Esterhazy avait-il en sa possession d’autres pièces que ces quelques billets de Du Paty et d’Henry ? Il le donna à entendre, mais rien ne le prouve.

Waldeck-Rousseau fut persuadé qu’il n’avait rien de plus ; par conséquent, il pouvait bien continuer à crier si cela lui plaisait, mais il n’était pas en son pouvoir de « rouvrir l’Affaire », comme il en menaçait, par un nouveau scandale.

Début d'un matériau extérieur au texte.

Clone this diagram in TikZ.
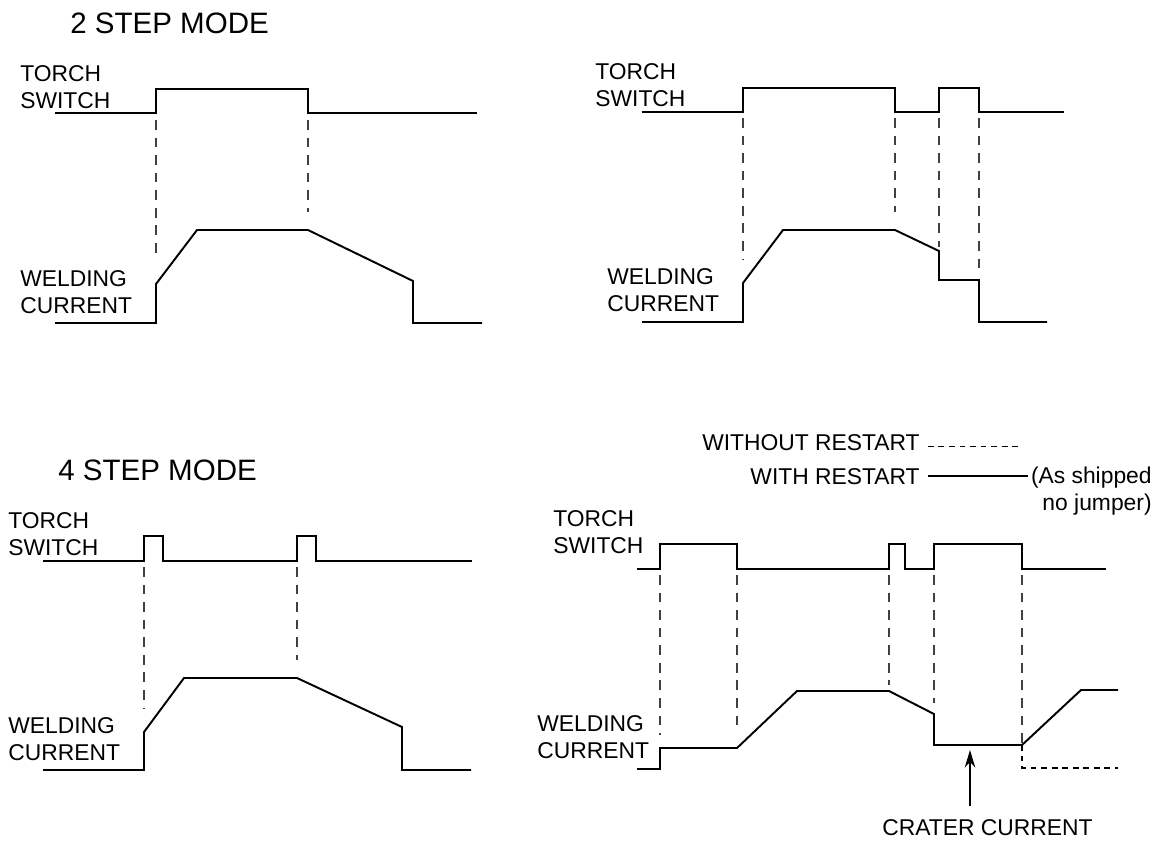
\documentclass[tikz,border=0pt]{standalone}
\usepackage{fontspec}
\setmainfont{Liberation Sans}
\usetikzlibrary{arrows.meta}

\begin{document}
\begin{tikzpicture}[
        x=0.02cm, y=-0.02cm,
        mode title/.style={anchor=base west, inner sep=0pt, font=\fontsize{16.8}{20}\selectfont},
        signal label/.style={anchor=north west, align=left, inner sep=0pt, font=\fontsize{13}{15.3}\selectfont},
        legend label/.style={anchor=base east, inner sep=0pt, font=\fontsize{13}{15.3}\selectfont},
        solid edge/.style={draw, line width=1.1pt},
        dashed edge/.style={draw, line width=0.7pt, black!75, dash pattern=on 5.5pt off 4.5pt},
        restart edge/.style={draw, line width=1pt, dash pattern=on 3.3pt off 2.7pt},
        pointer/.style={draw, line width=1pt, -{Stealth[length=10pt, width=6pt]}}
    ]
	\useasboundingbox (0,0) rectangle (1157,840);

	\node[mode title] (title_2) at (70,33) {2 STEP MODE};
	\node[mode title] (title_4) at (58,480) {4 STEP MODE};

	\node[signal label] (switch_1) at (20,65) {TORCH\\SWITCH};
	\node[signal label] (current_1) at (20,270) {WELDING\\CURRENT};
	\node[signal label] (switch_2) at (595,63) {TORCH\\SWITCH};
	\node[signal label] (current_2) at (607,268) {WELDING\\CURRENT};
	\node[signal label] (switch_3) at (8,512) {TORCH\\SWITCH};
	\node[signal label] (current_3) at (8,717) {WELDING\\CURRENT};
	\node[signal label] (switch_4) at (553,510) {TORCH\\SWITCH};
	\node[signal label] (current_4) at (537,715) {WELDING\\CURRENT};

	\draw[solid edge] (55,113) -- (156,113) -- (156,89) -- (308,89) -- (308,113) -- (477,113);
	\draw[dashed edge] (156,120) -- (156,260);
	\draw[dashed edge] (308,120) -- (308,212);
	\draw[solid edge] (55,323) -- (156,323) -- (156,284) -- (197,230) -- (308,230) -- (413,281) -- (413,323) -- (482,323);

	\draw[solid edge] (642,112) -- (743,112) -- (743,88) -- (895,88) -- (895,112) -- (939,112) -- (939,88) -- (979,88) -- (979,112) -- (1064,112);
	\draw[dashed edge] (743,118) -- (743,260);
	\draw[dashed edge] (895,118) -- (895,212);
	\draw[dashed edge] (939,118) -- (939,247);
	\draw[dashed edge] (979,118) -- (979,275);
	\draw[solid edge] (642,322) -- (743,322) -- (743,283) -- (783,230) -- (895,230) -- (939,251) -- (939,280) -- (979,280) -- (979,322) -- (1047,322);

	\draw[solid edge] (43,561) -- (144,561) -- (144,536) -- (163,536) -- (163,561) -- (297,561) -- (297,536) -- (316,536) -- (316,561) -- (472,561);
	\draw[dashed edge] (144,567) -- (144,708);
	\draw[dashed edge] (297,567) -- (297,660);
	\draw[solid edge] (43,770) -- (144,770) -- (144,732) -- (184,678) -- (297,678) -- (402,727) -- (402,770) -- (471,770);

	\draw[solid edge] (637,569) -- (660,569) -- (660,544) -- (737,544) -- (737,569) -- (889,569) -- (889,544) -- (905,544) -- (905,569) -- (934,569) -- (934,544) -- (1022,544) -- (1022,569) -- (1106,569);
	\draw[dashed edge] (660,575) -- (660,735);
	\draw[dashed edge] (737,575) -- (737,732);
	\draw[dashed edge] (889,575) -- (889,685);
	\draw[dashed edge] (934,575) -- (934,703);
	\draw[dashed edge] (1022,575) -- (1022,743);
	\draw[solid edge] (637,769) -- (660,769) -- (660,748) -- (737,748) -- (797,691) -- (889,691) -- (934,714) -- (934,745) -- (1022,745) -- (1081,690) -- (1118,690);
	\draw[restart edge] (1022,745) -- (1022,768) -- (1118,768);

	\node[legend label] (without) at (920,450) {WITHOUT RESTART};
	\node[legend label] (with) at (920,484) {WITH RESTART};
	\node[signal label, anchor=north east, align=right] (shipped) at (1152,467) {(As shipped\\no jumper)};
	\draw[restart edge] ([xshift=4.5pt, yshift=-2.5pt]without.east) -- ++(94,0);
	\draw[solid edge, line width=1pt] ([xshift=4.5pt]with.east) -- ([xshift=-1.5pt]with.east -| shipped.west);

	\node[mode title, font=\fontsize{13}{15.3}\selectfont] (crater) at (882,835) {CRATER CURRENT};
	\coordinate (crater_tail) at (970,806);
	\coordinate (crater_tip) at (970,750);
	\draw[pointer] (crater_tail) -- (crater_tip);
\end{tikzpicture}
\end{document}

Quand Esterhazy comprit qu’il avait été joué ou, pis encore, qu’il s’était joué lui-même, il éclata, lança contre Waldeck-Rousseau une furieuse imprécation :


Je me déclare coupable, s’écrie-t-il, j’ai des complices, je vous somme de me poursuivre et de poursuivre tous les responsables, et vous n’en faites rien ! Comment ! vous m’arrachez mes épaulettes et vous les laisseriez sur le dos de tous ces gens ! Comment ! vous me faites voler ma solde et vous leur laisseriez leurs traitements ! Comment ! vous m’arrachez mon nom et vous les laisseriez honorés ! Non, non, pas de ça… « Il n’y a rien », dit votre Garde des Sceaux ; et je vous ai montré cependant, vous m’avez forcé à montrer que le faux et le crime, le vol et le mensonge, sont, avec les pires lâchetés, les moyens d’action de l’armée… Ils se sont dit, ces généraux, parce qu’ils sont tous lâches et incapables de me comprendre, que, vieux, fatigué, malade, sans pain, moi, l’homme habitué à la vie aisée et facile, je ne résisterais pas, et que, plus ils me frapperaient, plus ils m’anéantiraient… Ils ne me connaissent pas et vous ne me connaissez pas… Je suis prêt à tout, je ne reculerai devant rien, j’irai en France, devant les juges serviles, provoquer et entendre les témoins parjures, jeter les vérités de honte à la face de ces soldats abjects, et, ainsi, du fond de la boue où vous me plongez, je serai le grain de sable qui fait sauter la chaudière, le noyau durci qui fait éclater la meule[1].


  1. Lettres des 26 mars, 9 et 17 avril 1899.